Maharashtra on Thursday amended its air travel rules making seven-day institutional quarantine mandatory for passengers from only three "high-risk" countries -- South Africa, Botswana and Zimbabwe.
Earlier, the state government's November 30 order had made institutional quarantine mandatory for passengers arriving from all `at risk' countries in the central government's list in view of global concerns over the Omicron variant of coronavirus.
Maharashtra Chief Secretary Debashish Chakravarty earlier in the day had said the state government was considering a revision of its guidelines, a day after the Centre wrote to the state saying its order was in divergence with the COVID-19 guidelines issued by the Union government.
As per the latest order, South Africa, Botswana and Zimbabwe have been categorized as "high-risk" countries in view of the Omicron threat.

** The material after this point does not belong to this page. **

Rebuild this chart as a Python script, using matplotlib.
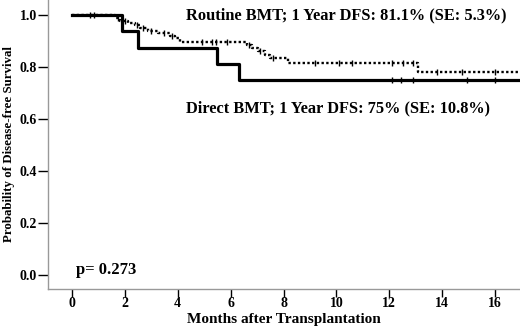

"High-risk air passengers" (for whom institutional quarantine would be mandatory) would be those arriving from above three countries or those who have visited these three countries in the past 15 days, said the government release.
Such passengers will be deplaned on priority and separate counters will be arranged at all international airports in Maharashtra for screening and verification. They will undergo RT-PCR test immediately on arrival, and a second test will be conducted on the 7th day, the release said.
If the RT-PCR test is positive, the passenger will be shifted to a hospital. In case the test is negative on the 7th day, the passenger will be asked to undergo further seven-day quarantine at home.
Information regarding travel in the last 15 days shall be checked by immigration on arrival, and furnishing incorrect information will lead to action under the Disaster Management Act, the release warned.
For domestic travel, passengers will either have to be fully vaccinated, or carry negative RT-PCR test report obtained within 72 hours before boarding.